Throughout the district of Tharparkar, it’s hard to find any evidence that a government exists. Ghost schools are littered all through the desert while thousands of children remain unable to name a single letter of the Sindhi alphabet. Government health facilities lie in disrepair. People starve for water and fend for themselves any which way they can.

But there is a slight glimmer of hope.

In the Bharmal village, some 15 kilometers north east from the town of Chachro, an interesting experiment has brought great results. About a year ago, the government’s Alternative Energy Development Board, in collaboration with Thardeep Rural Development Program, an NGO, provided electricity to this village of 750 people.

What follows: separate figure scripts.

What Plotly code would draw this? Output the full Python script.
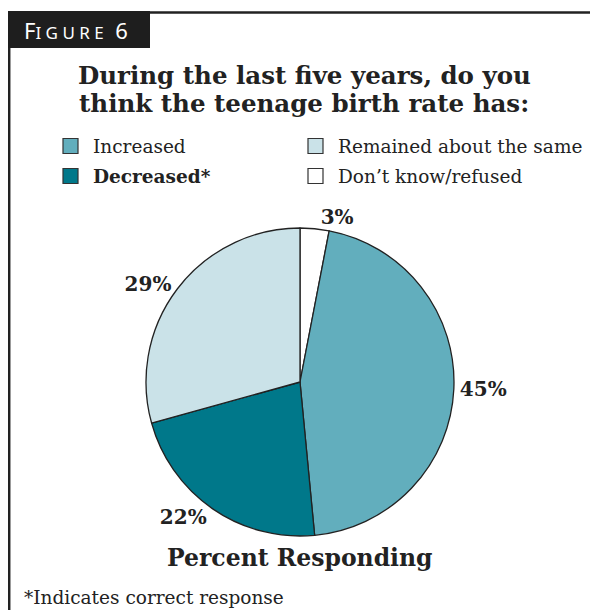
import plotly.graph_objects as go

# Data
slice_labels = ["Don\u2019t know/refused", "Increased", "Decreased*", "Remained about the same"]
slice_values = [3, 45, 22, 29]
slice_colors = ["#FFFFFF", "#62AEBD", "#00788A", "#CAE2E8"]

legend_order = ["Increased", "Remained about the same", "Decreased*", "Don\u2019t know/refused"]
legend_bold = [False, False, True, False]

title_lines = ["During the last five years, do you", "think the teenage birth rate has:"]

# page body has an 8px margin: figure occupies the rest of the window
OX, OY = 8, 8
W, H = 598 - OX, 610 - OY
SERIF = "DejaVu Serif"
INK = "#222222"


def fx(x):
    return (x - OX) / W


def fy(y):
    return 1 - (y - OY) / H


fig = go.Figure()
fig.add_trace(go.Pie(
    labels=slice_labels,
    values=slice_values,
    sort=False,
    direction="clockwise",
    rotation=0,
    marker=dict(colors=slice_colors, line=dict(color=INK, width=1.3)),
    text=[f"<b>{v}%</b>" for v in slice_values],
    textinfo="text",
    textposition="outside",
    outsidetextfont=dict(family=SERIF, size=20, color=INK),
    showlegend=False,
    hoverinfo="skip",
    domain=dict(x=[fx(146), fx(454)], y=[fy(536), fy(228)]),
))

shapes = []
annotations = []

# frame
shapes.append(dict(type="line", xref="paper", yref="paper", x0=fx(8), x1=1, y0=fy(12.5), y1=fy(12.5),
                   line=dict(color=INK, width=2.5)))
shapes.append(dict(type="line", xref="paper", yref="paper", x0=fx(9.2), x1=fx(9.2), y0=0, y1=fy(12),
                   line=dict(color=INK, width=2.5)))
# figure tab
shapes.append(dict(type="rect", xref="paper", yref="paper", x0=fx(8), x1=fx(150), y0=fy(48), y1=fy(11),
                   fillcolor="#1E1E1E", line=dict(width=0)))
annotations.append(dict(
    xref="paper", yref="paper", x=fx(22), y=fy(30), xanchor="left", yanchor="middle",
    text="F<span style='font-size:17px'>I G U R E</span>  6",
    showarrow=False, font=dict(family="Noto Sans", size=22, color="white")))

# title
for i, line in enumerate(title_lines):
    annotations.append(dict(
        xref="paper", yref="paper", x=fx(304), y=fy(76 + 28 * i), xanchor="center", yanchor="middle",
        text=f"<b>{line}</b>", showarrow=False, font=dict(family=SERIF, size=24.5, color=INK)))

# legend (manual 2x2)
col_x = [63, 308]
row_y = [146, 176]
color_of = dict(zip(slice_labels, slice_colors))
for i, lab in enumerate(legend_order):
    cx = col_x[i % 2]
    cy = row_y[i // 2]
    shapes.append(dict(type="rect", xref="paper", yref="paper",
                       x0=fx(cx), x1=fx(cx + 15), y0=fy(cy + 7.5), y1=fy(cy - 7.5),
                       fillcolor=color_of[lab], line=dict(color="#333333", width=1.2)))
    t = f"<b>{lab}</b>" if legend_bold[i] else lab
    annotations.append(dict(xref="paper", yref="paper", x=fx(cx + 28), y=fy(cy),
                            xanchor="left", yanchor="middle", text=t, showarrow=False,
                            font=dict(family=SERIF, size=18.5, color=INK)))

annotations.append(dict(xref="paper", yref="paper", x=fx(300), y=fy(558), xanchor="center", yanchor="middle",
                        text="<b>Percent Responding</b>", showarrow=False,
                        font=dict(family=SERIF, size=23.5, color=INK)))
annotations.append(dict(xref="paper", yref="paper", x=fx(22), y=fy(597), xanchor="left", yanchor="middle",
                        text="*Indicates correct response", showarrow=False,
                        font=dict(family=SERIF, size=18.5, color=INK)))

fig.update_layout(
    width=W, height=H,
    margin=dict(l=0, r=0, t=0, b=0),
    paper_bgcolor="white", plot_bgcolor="white",
    shapes=shapes, annotations=annotations,
)

fig.write_html("out.html")
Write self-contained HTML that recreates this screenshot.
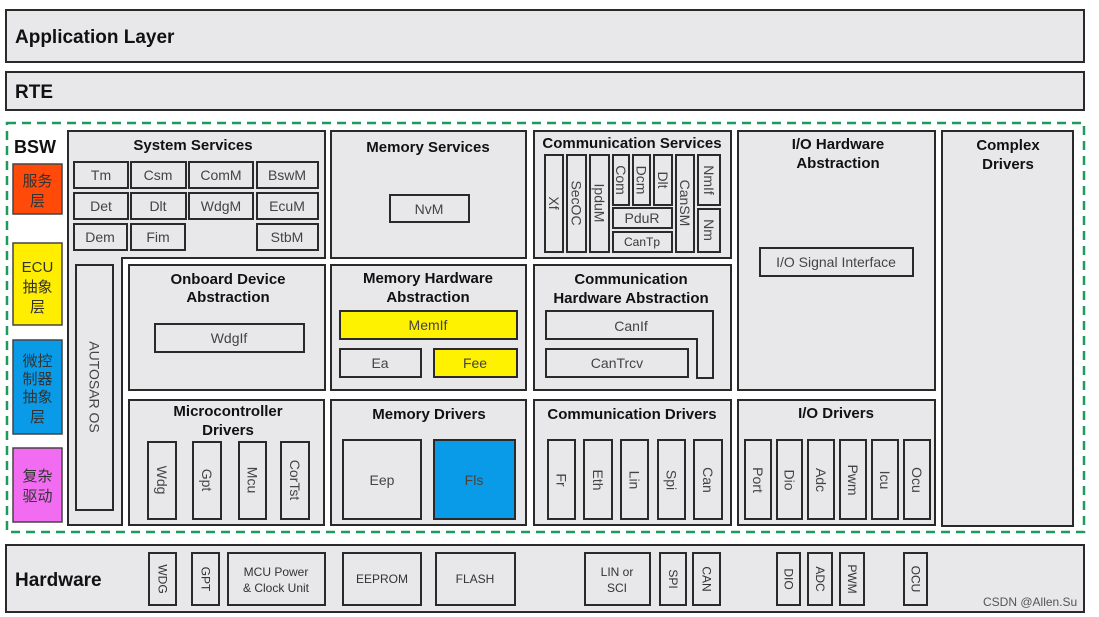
<!DOCTYPE html>
<html><head><meta charset="utf-8">
<style>
html,body{margin:0;padding:0;background:#fff;}
svg{display:block;}
text{font-family:"Liberation Sans","Noto Sans CJK SC",sans-serif;}
.b{fill:#e8e7ea;stroke:#2a2a2a;stroke-width:2;}
.t{font-weight:bold;font-size:15px;fill:#111;text-anchor:middle;}
.l{font-size:14px;fill:#444;text-anchor:middle;dominant-baseline:central;}
.h{font-size:12px;fill:#333;text-anchor:middle;dominant-baseline:central;}
.z{font-size:15px;fill:#333;text-anchor:middle;}
</style></head><body>
<svg width="1099" height="617" viewBox="0 0 1099 617" xmlns="http://www.w3.org/2000/svg">
<rect class="b" x="6" y="10" width="1078" height="52"/>
<text x="15" y="43" style="font-weight:bold;font-size:19px;fill:#111">Application Layer</text>
<rect class="b" x="6" y="72" width="1078" height="38"/>
<text x="15" y="98" style="font-weight:bold;font-size:19px;fill:#111">RTE</text>
<rect x="7" y="123" width="1077" height="409" fill="none" stroke="#1f9a5f" stroke-width="2.5" stroke-dasharray="9,6"/>
<text x="14" y="153" style="font-weight:bold;font-size:18px;fill:#111">BSW</text>
<rect x="13" y="164" width="49" height="50" fill="#ff4a0a" stroke="#444" stroke-width="1.5"/>
<text class="z" x="37.5" y="186">服务</text><text class="z" x="37.5" y="206">层</text>
<rect x="13" y="243" width="49" height="82" fill="#ffee00" stroke="#444" stroke-width="1.5"/>
<text class="z" x="37.5" y="272">ECU</text><text class="z" x="37.5" y="292">抽象</text><text class="z" x="37.5" y="312">层</text>
<rect x="13" y="340" width="49" height="94" fill="#0a9be8" stroke="#444" stroke-width="1.5"/>
<text class="z" x="37.5" y="366">微控</text><text class="z" x="37.5" y="384">制器</text><text class="z" x="37.5" y="402">抽象</text><text class="z" x="37.5" y="422">层</text>
<rect x="13" y="448" width="49" height="74" fill="#f26cf2" stroke="#444" stroke-width="1.5"/>
<text class="z" x="37.5" y="481">复杂</text><text class="z" x="37.5" y="501">驱动</text>

<!-- System services L -->
<path class="b" d="M68 131 H325 V258 H122 V525 H68 Z"/>
<text class="t" x="193" y="150">System Services</text>
<rect class="b" x="74" y="162" width="54" height="26"/><text class="l" x="101" y="175">Tm</text>
<rect class="b" x="131" y="162" width="55" height="26"/><text class="l" x="158" y="175">Csm</text>
<rect class="b" x="189" y="162" width="64" height="26"/><text class="l" x="221" y="175">ComM</text>
<rect class="b" x="257" y="162" width="61" height="26"/><text class="l" x="287" y="175">BswM</text>
<rect class="b" x="74" y="193" width="54" height="26"/><text class="l" x="101" y="206">Det</text>
<rect class="b" x="131" y="193" width="55" height="26"/><text class="l" x="158" y="206">Dlt</text>
<rect class="b" x="189" y="193" width="64" height="26"/><text class="l" x="221" y="206">WdgM</text>
<rect class="b" x="257" y="193" width="61" height="26"/><text class="l" x="287" y="206">EcuM</text>
<rect class="b" x="74" y="224" width="53" height="26"/><text class="l" x="100" y="237">Dem</text>
<rect class="b" x="131" y="224" width="54" height="26"/><text class="l" x="158" y="237">Fim</text>
<rect class="b" x="257" y="224" width="61" height="26"/><text class="l" x="287" y="237">StbM</text>
<rect class="b" x="76" y="265" width="37" height="245"/>
<text class="l" transform="translate(94.5 387) rotate(90)">AUTOSAR  OS</text>

<rect class="b" x="129" y="265" width="196" height="125"/>
<text class="t" x="228" y="284">Onboard Device</text><text class="t" x="228" y="302">Abstraction</text>
<rect class="b" x="155" y="324" width="149" height="28"/><text class="l" x="229" y="338">WdgIf</text>

<rect class="b" x="129" y="400" width="195" height="125"/>
<text class="t" x="228" y="416">Microcontroller</text><text class="t" x="228" y="435">Drivers</text>
<rect class="b" x="148" y="442" width="28" height="77"/><text class="l" transform="translate(162 480) rotate(90)">Wdg</text>
<rect class="b" x="193" y="442" width="28" height="77"/><text class="l" transform="translate(207 480) rotate(90)">Gpt</text>
<rect class="b" x="239" y="442" width="27" height="77"/><text class="l" transform="translate(252.5 480) rotate(90)">Mcu</text>
<rect class="b" x="281" y="442" width="28" height="77"/><text class="l" transform="translate(295 480) rotate(90)">CorTst</text>

<!-- Memory -->
<rect class="b" x="331" y="131" width="195" height="127"/>
<text class="t" x="428" y="152">Memory Services</text>
<rect class="b" x="390" y="195" width="79" height="27"/><text class="l" x="429" y="209">NvM</text>
<rect class="b" x="331" y="265" width="195" height="125"/>
<text class="t" x="428" y="283">Memory Hardware</text><text class="t" x="428" y="302">Abstraction</text>
<rect x="340" y="311" width="177" height="28" fill="#fff200" stroke="#2a2a2a" stroke-width="2"/><text class="l" x="428" y="325">MemIf</text>
<rect class="b" x="340" y="349" width="81" height="28"/><text class="l" x="380" y="363">Ea</text>
<rect x="434" y="349" width="83" height="28" fill="#fff200" stroke="#2a2a2a" stroke-width="2"/><text class="l" x="475" y="363">Fee</text>
<rect class="b" x="331" y="400" width="195" height="125"/>
<text class="t" x="429" y="419">Memory Drivers</text>
<rect class="b" x="343" y="440" width="78" height="79"/><text class="l" x="382" y="480">Eep</text>
<rect x="434" y="440" width="81" height="79" fill="#0a9be8" stroke="#2a2a2a" stroke-width="2"/><text class="l" x="474" y="480">Fls</text>

<!-- Communication -->
<rect class="b" x="534" y="131" width="197" height="127"/>
<text class="t" x="632" y="148">Communication Services</text>
<rect class="b" x="545" y="155" width="18" height="97"/><text class="l" transform="translate(554 203) rotate(90)">Xf</text>
<rect class="b" x="567" y="155" width="19" height="97"/><text class="l" transform="translate(576.5 203) rotate(90)">SecOC</text>
<rect class="b" x="590" y="155" width="19" height="97"/><text class="l" transform="translate(599.5 203) rotate(90)">IpduM</text>
<rect class="b" x="613" y="155" width="16" height="50"/><text class="l" transform="translate(621 180) rotate(90)">Com</text>
<rect class="b" x="633" y="155" width="17" height="50"/><text class="l" transform="translate(641.5 180) rotate(90)">Dcm</text>
<rect class="b" x="654" y="155" width="18" height="50"/><text class="l" transform="translate(663 180) rotate(90)">Dlt</text>
<rect class="b" x="613" y="208" width="59" height="20"/><text class="l" x="642" y="218">PduR</text>
<rect class="b" x="613" y="232" width="59" height="20"/><text class="h" x="642" y="242">CanTp</text>
<rect class="b" x="676" y="155" width="18" height="97"/><text class="l" transform="translate(685 203) rotate(90)">CanSM</text>
<rect class="b" x="698" y="155" width="22" height="50"/><text class="l" transform="translate(709 180) rotate(90)">NmIf</text>
<rect class="b" x="698" y="209" width="22" height="43"/><text class="l" transform="translate(709 230) rotate(90)">Nm</text>

<rect class="b" x="534" y="265" width="197" height="125"/>
<text class="t" x="631" y="284">Communication</text><text class="t" x="631" y="303">Hardware Abstraction</text>
<path class="b" d="M546 311 H713 V378 H697 V339 H546 Z"/><text class="l" x="631" y="326">CanIf</text>
<rect class="b" x="546" y="349" width="142" height="28"/><text class="l" x="617" y="363">CanTrcv</text>

<rect class="b" x="534" y="400" width="197" height="125"/>
<text class="t" x="632" y="419">Communication Drivers</text>
<rect class="b" x="548" y="440" width="27" height="79"/><text class="l" transform="translate(561.5 480) rotate(90)">Fr</text>
<rect class="b" x="584" y="440" width="28" height="79"/><text class="l" transform="translate(598 480) rotate(90)">Eth</text>
<rect class="b" x="621" y="440" width="27" height="79"/><text class="l" transform="translate(634.5 480) rotate(90)">Lin</text>
<rect class="b" x="658" y="440" width="27" height="79"/><text class="l" transform="translate(671.5 480) rotate(90)">Spi</text>
<rect class="b" x="694" y="440" width="28" height="79"/><text class="l" transform="translate(708 480) rotate(90)">Can</text>

<!-- IO -->
<rect class="b" x="738" y="131" width="197" height="259"/>
<text class="t" x="838" y="149">I/O Hardware</text><text class="t" x="838" y="168">Abstraction</text>
<rect class="b" x="760" y="248" width="153" height="28"/><text class="l" x="836" y="262">I/O Signal Interface</text>
<rect class="b" x="738" y="400" width="197" height="125"/>
<text class="t" x="836" y="418">I/O Drivers</text>
<rect class="b" x="745" y="440" width="26" height="79"/><text class="l" transform="translate(758 480) rotate(90)">Port</text>
<rect class="b" x="777" y="440" width="25" height="79"/><text class="l" transform="translate(789.5 480) rotate(90)">Dio</text>
<rect class="b" x="808" y="440" width="26" height="79"/><text class="l" transform="translate(821 480) rotate(90)">Adc</text>
<rect class="b" x="840" y="440" width="26" height="79"/><text class="l" transform="translate(853 480) rotate(90)">Pwm</text>
<rect class="b" x="872" y="440" width="26" height="79"/><text class="l" transform="translate(885 480) rotate(90)">Icu</text>
<rect class="b" x="904" y="440" width="26" height="79"/><text class="l" transform="translate(917 480) rotate(90)">Ocu</text>

<rect class="b" x="942" y="131" width="131" height="395"/>
<text class="t" x="1008" y="150">Complex</text><text class="t" x="1008" y="169">Drivers</text>

<!-- Hardware -->
<rect class="b" x="6" y="545" width="1078" height="67"/>
<text x="15" y="586" style="font-weight:bold;font-size:19px;fill:#111">Hardware</text>
<rect class="b" x="149" y="553" width="27" height="52"/><text class="h" transform="translate(162.5 579) rotate(90)">WDG</text>
<rect class="b" x="192" y="553" width="27" height="52"/><text class="h" transform="translate(205.5 579) rotate(90)">GPT</text>
<rect class="b" x="228" y="553" width="97" height="52"/><text class="h" x="276" y="572">MCU Power</text><text class="h" x="276" y="588">&amp; Clock Unit</text>
<rect class="b" x="343" y="553" width="78" height="52"/><text class="h" x="382" y="579">EEPROM</text>
<rect class="b" x="436" y="553" width="79" height="52"/><text class="h" x="475" y="579">FLASH</text>
<rect class="b" x="585" y="553" width="65" height="52"/><text class="h" x="617" y="572">LIN or</text><text class="h" x="617" y="588">SCI</text>
<rect class="b" x="660" y="553" width="26" height="52"/><text class="h" transform="translate(673 579) rotate(90)">SPI</text>
<rect class="b" x="693" y="553" width="27" height="52"/><text class="h" transform="translate(706.5 579) rotate(90)">CAN</text>
<rect class="b" x="777" y="553" width="23" height="52"/><text class="h" transform="translate(788.5 579) rotate(90)">DIO</text>
<rect class="b" x="808" y="553" width="24" height="52"/><text class="h" transform="translate(820 579) rotate(90)">ADC</text>
<rect class="b" x="840" y="553" width="24" height="52"/><text class="h" transform="translate(852 579) rotate(90)">PWM</text>
<rect class="b" x="904" y="553" width="23" height="52"/><text class="h" transform="translate(915.5 579) rotate(90)">OCU</text>
<text x="983" y="606" style="font-size:12px;fill:#555">CSDN @Allen.Su</text>
</svg>
</body></html>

The AEDB installed solar energy equipment in all 109 households in the village at a cost of a Rs 50,000 per household. This village was identified by Thardeep because Chachro is flatter terrain with less trees and that makes firewood harder to come by. An alternative source of cooking fuel was a real need. Moreover, since Bharmal is a village of carpet weavers they often need to work at night by the light from kerosene lamps.

The villagers were charged Rs1000 per household as an advance fee and the AEDB hopes to make up the cost by charging a recurring fee of about Rs300 per household per month. Ramesh, a young man from the village demonstrates how the solar power works and brings out the two large discs from which a solar cooker is powered. “Now we don’t need to hunt for firewood and we save on kerosene too,” he says.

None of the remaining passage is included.